A razor sharp samurai sword wielded by a highly trained ninja

Sent from my Pixel 2 using Tapatalk


----------



## onefishtwofish (Apr 21, 2010)

ancient chinese secret? i was thinking dave and his jack knife but i want to plant before fall,,,,,


----------



## dino (Aug 29, 2011)

ive cut acrylic with a little water and my table saw


----------



## Dietmar (Dec 15, 2011)

I found this:
When making straight cuts in acrylic sheet, use a fine-toothed carbide-tipped or high-speed steel blade specifically designed for acrylic cutting. You can also use a sharp fine-toothed plywood or laminate cutting blade if you aren't cutting enough acrylic to warrant buying a special saw blade.

As well:
https://homeguides.sfgate.com/cut-acrylic-table-saw-86142.html

Seems, its all about the "set" of the teeth


----------



## Hammy (Jul 30, 2018)

Watch the whole video lot's of good info
But the cutting starts at around 27th minutes

Sent from my Pixel 2 XL using Tapatalk


----------



## Dietmar (Dec 15, 2011)

Watch the whole video lot's of good info
But the cutting starts at around 27th minutes



I think you meant the cutting starts around 13 min


----------



## Hammy (Jul 30, 2018)

LOL 
I don't know where 27 came from.



Sent from my Pixel 2 XL using Tapatalk


----------



## onefishtwofish (Apr 21, 2010)

thanks for the responses everyone. i guess i will buy a blade with many teeth.


----------



## SeaHorse_Fanatic (Apr 22, 2010)

Keep it cool with a stream of water (as Dave mentioned) or else the acrylic melts onto the blade. I tried drilling an acrylic tank and the acrylic melted and ruined my diamond hole saw bit.

Anthony


----------



## Dietmar (Dec 15, 2011)

Feed the acrylic slowly into the blade. Practice on a scrap piece first.
Melev's reef website under articles has a lot of information on how he cuts and designs tanks/sumps and tools he uses


----------



## gklaw (May 31, 2010)

Not just many teeth. You want a "Triple Chip Blade" which remove material by three passes.
Water !! - Want to be electrocuted ;p

1. Do a first cut with the triple chip blade 
2. Then trip the melted part off (1/16 to 1/32) the small trip should not generate enough heat to melt the acrylic
For best result, do the second or third trim with a router.
3. Flame polish to finish off.

I am assuming that your are using some sort of a guide to keep the cut dead straight - if not you will be getting chips and melt the edges even with the triple chip blade.

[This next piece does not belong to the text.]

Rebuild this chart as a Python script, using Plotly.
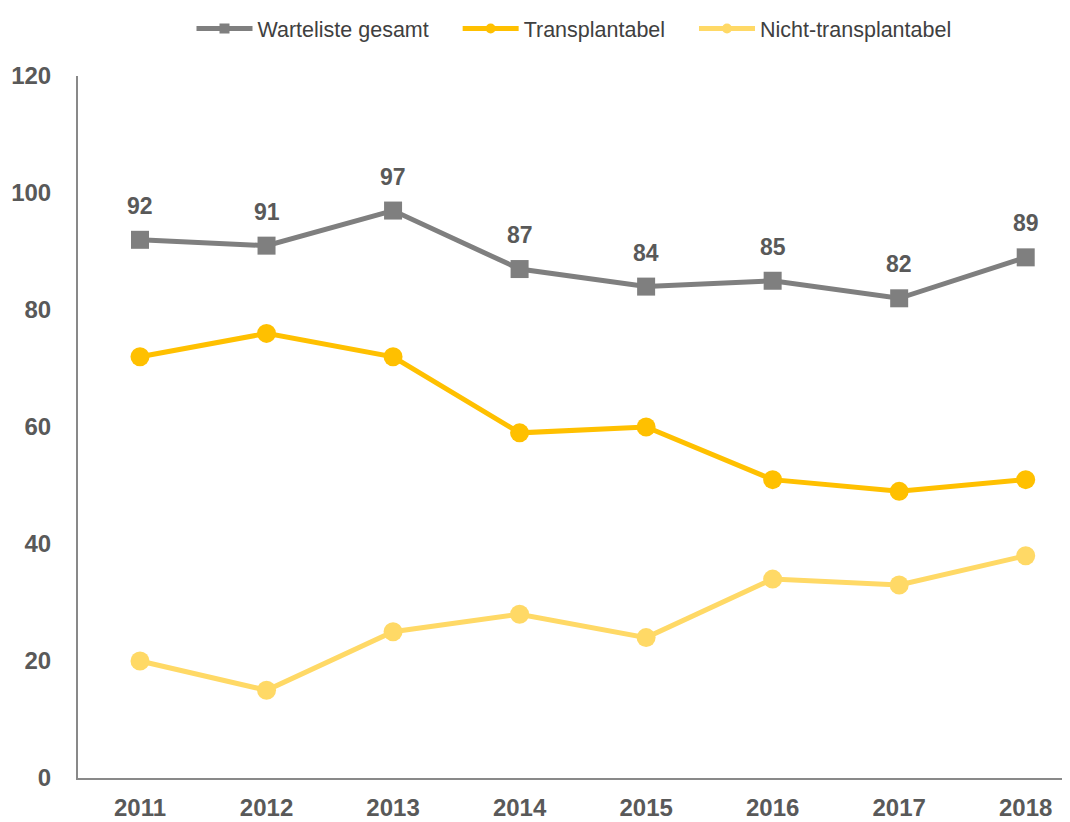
import plotly.graph_objects as go

years = ["2011", "2012", "2013", "2014", "2015", "2016", "2017", "2018"]
gesamt = [92, 91, 97, 87, 84, 85, 82, 89]
transplantabel = [72, 76, 72, 59, 60, 51, 49, 51]
nicht_transplantabel = [20, 15, 25, 28, 24, 34, 33, 38]
y_ticks = [0, 20, 40, 60, 80, 100, 120]
series_names = ["Warteliste gesamt", "Transplantabel", "Nicht-transplantabel"]

xi = list(range(len(years)))

GRAY = "#7F7F7F"
ORANGE = "#FFC000"
LIGHT = "#FFD966"
TXT = "#595959"
FONT = "Liberation Sans, Arial, sans-serif"

fig = go.Figure()

fig.add_trace(go.Scatter(
    x=xi, y=nicht_transplantabel, mode="lines+markers",
    line=dict(color=LIGHT, width=5), marker=dict(symbol="circle", size=19, color=LIGHT),
    showlegend=False, cliponaxis=False))
fig.add_trace(go.Scatter(
    x=xi, y=transplantabel, mode="lines+markers",
    line=dict(color=ORANGE, width=5), marker=dict(symbol="circle", size=19, color=ORANGE),
    showlegend=False, cliponaxis=False))
fig.add_trace(go.Scatter(
    x=xi, y=gesamt, mode="lines+markers",
    line=dict(color=GRAY, width=5), marker=dict(symbol="square", size=18, color=GRAY),
    showlegend=False, cliponaxis=False))

for i, v in zip(xi, gesamt):
    fig.add_annotation(x=i, y=v, text=str(v), showarrow=False, yshift=34,
                       font=dict(family=FONT, size=23, color=TXT, weight="bold"))

# legend-only entries (non-breaking spaces widen the gap between entries)
pad = "\u00a0" * 4
for k, (name, col, sym) in enumerate(zip(series_names, [GRAY, ORANGE, LIGHT],
                                         ["square", "circle", "circle"])):
    fig.add_trace(go.Scatter(
        x=[None], y=[None], mode="lines+markers",
        name=name + (pad if k < 2 else ""),
        line=dict(color=col, width=5), marker=dict(symbol=sym, size=10, color=col)))

# the page body has an 8px default margin, so compensate
fig.update_layout(
    width=1062, height=814,
    margin=dict(l=70, r=0, t=68, b=44, autoexpand=False),
    plot_bgcolor="white", paper_bgcolor="white",
    font=dict(family=FONT, color=TXT),
    legend=dict(orientation="h", x=0.5, xanchor="center", y=1.0, yanchor="top",
                yref="container", font=dict(family=FONT, size=21.5, color="#404040"),
                itemwidth=56, tracegroupgap=0),
    xaxis=dict(range=[-0.49, 7.35], tickvals=xi, ticktext=years, showgrid=False,
               zeroline=False, showline=True, linecolor="#898989", linewidth=2,
               ticks="", ticklabelstandoff=7, automargin=False,
               tickfont=dict(family=FONT, size=24, color=TXT, weight="bold")),
    yaxis=dict(range=[0, 120], tickvals=y_ticks, showgrid=False, zeroline=False,
               showline=True, linecolor="#898989", linewidth=2, ticks="",
               ticklabelstandoff=20, automargin=False,
               tickfont=dict(family=FONT, size=24, color=TXT, weight="bold")),
)

fig.write_html("out.html")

If all you are using it for is for a planter. Just cut slow with any blade (again, finish with a light second or third pass to clean off the cut). A triple chip blade will cost more than a planter. You could also scrap the rough/melted edge of with a knife then flame polish to finish off.

Remember that after your remove the braces, acrylic has very little flexural strength left - it could bow and blow.

Bring you tank to Coquitlam and I could cut that down for you for a small fee


----------